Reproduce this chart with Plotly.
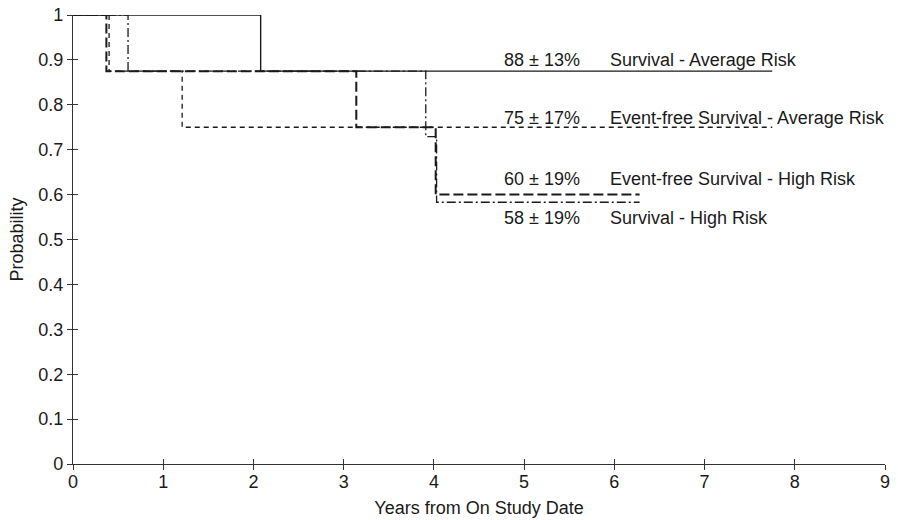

****

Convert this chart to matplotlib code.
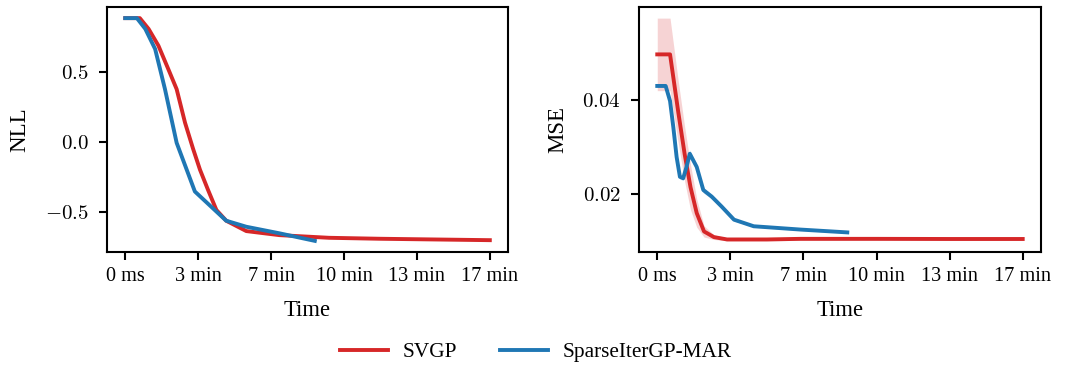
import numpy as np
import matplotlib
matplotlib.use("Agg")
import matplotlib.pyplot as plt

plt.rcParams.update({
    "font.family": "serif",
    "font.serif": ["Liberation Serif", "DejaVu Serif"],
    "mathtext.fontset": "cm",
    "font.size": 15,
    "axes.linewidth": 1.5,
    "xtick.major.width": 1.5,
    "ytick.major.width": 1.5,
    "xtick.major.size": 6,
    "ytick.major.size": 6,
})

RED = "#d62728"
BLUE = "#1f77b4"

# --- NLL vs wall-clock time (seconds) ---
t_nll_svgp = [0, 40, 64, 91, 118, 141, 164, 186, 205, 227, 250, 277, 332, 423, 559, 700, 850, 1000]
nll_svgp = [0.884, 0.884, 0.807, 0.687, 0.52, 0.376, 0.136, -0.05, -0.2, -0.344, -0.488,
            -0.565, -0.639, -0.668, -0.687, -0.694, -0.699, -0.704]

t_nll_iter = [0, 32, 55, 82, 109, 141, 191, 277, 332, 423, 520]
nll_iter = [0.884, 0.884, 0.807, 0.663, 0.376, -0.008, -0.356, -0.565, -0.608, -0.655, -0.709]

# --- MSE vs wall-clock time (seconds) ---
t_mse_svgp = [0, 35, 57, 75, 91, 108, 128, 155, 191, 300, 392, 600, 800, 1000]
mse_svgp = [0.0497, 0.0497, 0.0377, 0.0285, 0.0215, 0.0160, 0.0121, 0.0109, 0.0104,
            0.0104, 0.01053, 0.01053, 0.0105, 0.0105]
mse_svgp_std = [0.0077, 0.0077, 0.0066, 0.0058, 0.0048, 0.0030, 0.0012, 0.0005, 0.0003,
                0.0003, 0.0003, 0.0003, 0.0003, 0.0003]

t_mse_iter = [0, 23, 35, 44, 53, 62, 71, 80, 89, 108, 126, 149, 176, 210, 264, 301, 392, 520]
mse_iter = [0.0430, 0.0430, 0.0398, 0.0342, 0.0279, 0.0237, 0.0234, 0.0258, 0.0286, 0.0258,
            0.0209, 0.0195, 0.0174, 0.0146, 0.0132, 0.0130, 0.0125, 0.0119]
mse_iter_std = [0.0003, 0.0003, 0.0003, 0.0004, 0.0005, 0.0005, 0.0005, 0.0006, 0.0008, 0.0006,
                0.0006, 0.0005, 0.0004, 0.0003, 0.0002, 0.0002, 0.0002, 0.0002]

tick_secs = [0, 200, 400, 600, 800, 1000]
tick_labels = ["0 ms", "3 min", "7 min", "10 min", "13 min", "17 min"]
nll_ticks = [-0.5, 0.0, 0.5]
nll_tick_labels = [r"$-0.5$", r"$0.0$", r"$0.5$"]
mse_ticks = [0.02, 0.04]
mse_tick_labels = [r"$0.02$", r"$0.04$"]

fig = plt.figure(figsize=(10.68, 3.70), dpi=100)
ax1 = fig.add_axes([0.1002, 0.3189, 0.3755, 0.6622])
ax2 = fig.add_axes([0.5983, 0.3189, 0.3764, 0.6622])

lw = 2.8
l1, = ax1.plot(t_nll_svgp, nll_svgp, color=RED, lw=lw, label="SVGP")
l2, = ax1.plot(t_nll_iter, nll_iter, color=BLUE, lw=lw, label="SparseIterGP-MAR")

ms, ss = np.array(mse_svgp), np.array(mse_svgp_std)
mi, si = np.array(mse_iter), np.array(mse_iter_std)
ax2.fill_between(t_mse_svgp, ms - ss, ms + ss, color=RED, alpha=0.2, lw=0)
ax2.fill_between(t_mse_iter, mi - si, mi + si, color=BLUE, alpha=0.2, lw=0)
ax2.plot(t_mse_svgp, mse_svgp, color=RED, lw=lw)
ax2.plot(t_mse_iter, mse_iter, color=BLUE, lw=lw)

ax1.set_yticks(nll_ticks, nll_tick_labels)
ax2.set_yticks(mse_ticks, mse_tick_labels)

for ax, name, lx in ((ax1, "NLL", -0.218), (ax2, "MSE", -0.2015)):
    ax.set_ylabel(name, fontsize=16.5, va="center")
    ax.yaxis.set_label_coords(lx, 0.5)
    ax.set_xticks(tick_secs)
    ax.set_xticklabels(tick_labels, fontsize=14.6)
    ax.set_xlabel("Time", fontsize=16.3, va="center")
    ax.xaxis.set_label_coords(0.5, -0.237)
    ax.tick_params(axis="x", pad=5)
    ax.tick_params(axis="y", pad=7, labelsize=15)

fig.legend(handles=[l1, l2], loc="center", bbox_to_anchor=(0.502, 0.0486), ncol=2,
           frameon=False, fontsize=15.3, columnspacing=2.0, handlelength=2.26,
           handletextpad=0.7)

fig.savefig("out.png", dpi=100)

****

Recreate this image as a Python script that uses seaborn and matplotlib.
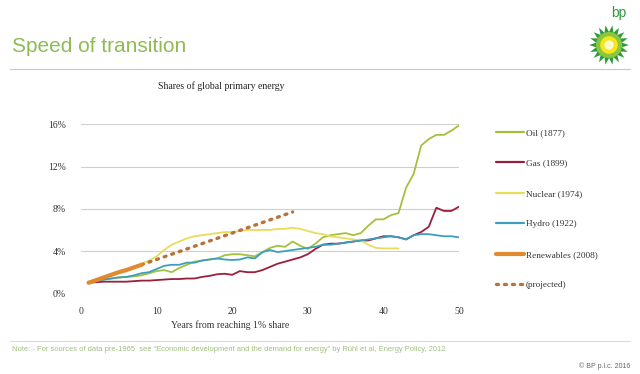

****

* _Direction_: Above are some records. Output exactly the lines from the one that contains "Convert this chart to matplotlib code." to the one that contains "0.0003, 0.0003, 0.0003, 0.0003, 0.0003]", keeping both, and omit the pictures.

* _Answer for the task_:
Convert this chart to matplotlib code.
import numpy as np
import matplotlib
matplotlib.use("Agg")
import matplotlib.pyplot as plt

plt.rcParams.update({
    "font.family": "serif",
    "font.serif": ["Liberation Serif", "DejaVu Serif"],
    "mathtext.fontset": "cm",
    "font.size": 15,
    "axes.linewidth": 1.5,
    "xtick.major.width": 1.5,
    "ytick.major.width": 1.5,
    "xtick.major.size": 6,
    "ytick.major.size": 6,
})

RED = "#d62728"
BLUE = "#1f77b4"

# --- NLL vs wall-clock time (seconds) ---
t_nll_svgp = [0, 40, 64, 91, 118, 141, 164, 186, 205, 227, 250, 277, 332, 423, 559, 700, 850, 1000]
nll_svgp = [0.884, 0.884, 0.807, 0.687, 0.52, 0.376, 0.136, -0.05, -0.2, -0.344, -0.488,
            -0.565, -0.639, -0.668, -0.687, -0.694, -0.699, -0.704]

t_nll_iter = [0, 32, 55, 82, 109, 141, 191, 277, 332, 423, 520]
nll_iter = [0.884, 0.884, 0.807, 0.663, 0.376, -0.008, -0.356, -0.565, -0.608, -0.655, -0.709]

# --- MSE vs wall-clock time (seconds) ---
t_mse_svgp = [0, 35, 57, 75, 91, 108, 128, 155, 191, 300, 392, 600, 800, 1000]
mse_svgp = [0.0497, 0.0497, 0.0377, 0.0285, 0.0215, 0.0160, 0.0121, 0.0109, 0.0104,
            0.0104, 0.01053, 0.01053, 0.0105, 0.0105]
mse_svgp_std = [0.0077, 0.0077, 0.0066, 0.0058, 0.0048, 0.0030, 0.0012, 0.0005, 0.0003,
                0.0003, 0.0003, 0.0003, 0.0003, 0.0003]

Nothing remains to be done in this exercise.